Phthalonitrile (PN) Resins are a class of network forming resins that supply excellent thermal stability and degradation resistance, yet commercialization of phthalonitrile resin technology and use is hindered by poor processing properties, high cost, and high temperature autoclave cures. Phthalonitrile resins have high melt temperatures due to the rigid structure of many phthalonitrile molecules, which incorporate a large percentage of aromatic structures to maintain the thermal performance of the resin and the networked polymer. The phthalonitrile moiety is also rigid and planar and has a tendency to crystallize. These molecular structure attributes contribute to the high melt temperature of multifunctional PN resins. The high cost of the resin is driven by resin synthesis which utilizes higher cost starting materials similar to anhydride and imide resins and multistep synthesis routes.
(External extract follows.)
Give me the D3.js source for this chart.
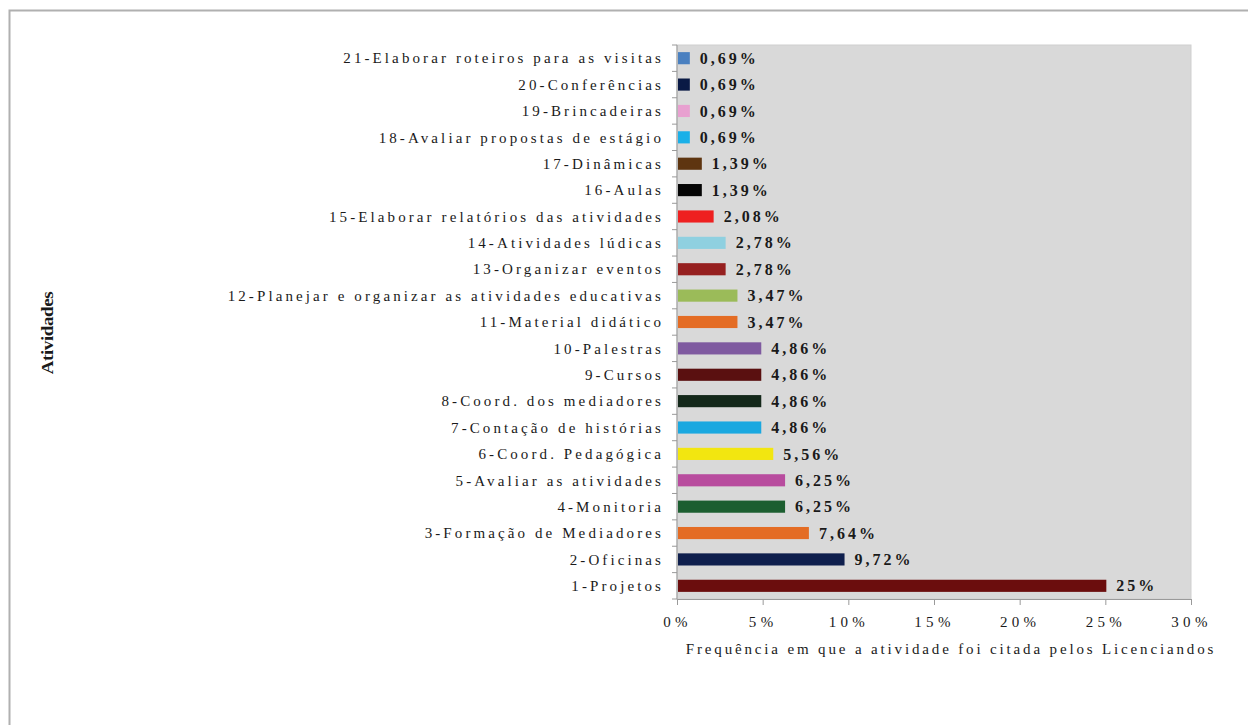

Some have experimented with the insertion of a benzoxazine chemical moieties into a phthalonitrile functional molecule followed by gelation of the resin (Brunovska, Z. and H. Ishida, “Thermal study on the copolymers of phthalonitrile and phenylnitrile-functional benzoxazines”, Journal of Applied Polymer Science, 73(14): p. 2937-2949, (1999); and Xu, M., et al., “Design of low temperature self-cured phthalonitrile-based polymers for advanced glass fiber nanonano laminates”, Journal of Materials Science, 48(23): p. 8108-8116, (2013)). A disadvantage of such an approach is the time and cost associated with the chemical synthesis of inserting, for instance, a benzoxazine moiety into a phthalonitrile functional molecule.